Ouellette earned $94,685 as captain last year, including details and overtime. Chase's salary as chief was $98,946.

The eligible candidates for chief are based on the top scores on the police chief exam. Tiplady said he received a card from the state in early December informing him that he was a contender for the chief's job.

But when he went to Town Hall to affirm his interest by signing the state list, he said he was told by Human Resources Director Larry Wood that he is not eligible because he retired in May 2003.

Tiplady signed anyhow, just to "cover my bases." Tiplady said the Civil Service commission then sent him a letter confirming his ineligibility a week later.

Marquis declined media requests for the names of the candidates on the Civil Service list in December, saying he had "a question" he needed answered first. This week, Marquis said that question had been answered but he continued to refuse to release the list.

To do so, he said, would be "a distraction" from the process of hiring a new police chief.

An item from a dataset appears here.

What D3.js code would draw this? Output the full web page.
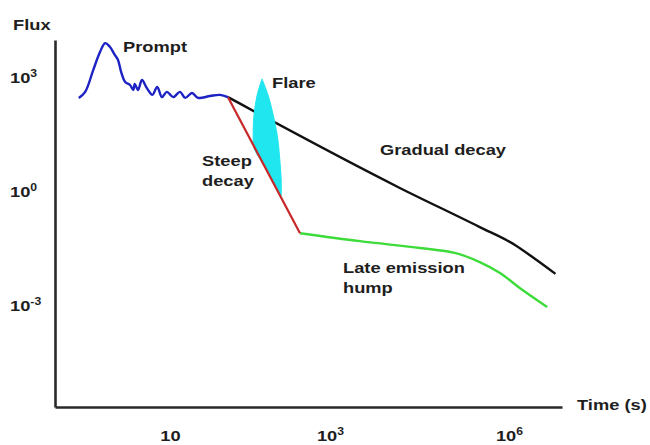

"I was provided a list and needed clarification about eligibility," Marquis said yesterday. He declined to spell out specifics of his question or the response provided by the state.

Tiplady, 56, remains active in the law enforcement community, providing training on domestic abuse and other issues for law enforcement across the country. He also teaches health classes at the Dunn Middle School and worked as an assistant Danvers harbormaster last summer.

Tiplady didn't get a shot at the top job, but says he isn't bitter.

"It's his (Marquis') choice," Tiplady said. "I'm perfectly content with what I'm doing."


----------



## MRC (May 25, 2003)

Having known Capt. Ouellette for a few years now (since he was Sgt. Ouellette) in my opinion he's a good pick for the job, he's been on the street, started as an reserve back in the day, and has moved up in rank over the years.

He's good with public relations,as well as community programs (Started the Explorer program in town with the Chief park ranger) and was an excellent advisor when he still was able to participate in it. It was a great program when he was still with us, and still supports us and takes time to talk to us when he has a chance.

Anyways enough of my ramblings, I support the Capt either way, and also Lt Tiplady, as he's an awesome guy too.


----------



## stm4710 (Jul 6, 2004)

Gun ownership will be impossible in this town WHEN Ouelette gets in. Guys from Danvers( ironicly in Ipswich)fish and game that live in Danvers are running around like headless chickens is the skinny I hear from there president.


----------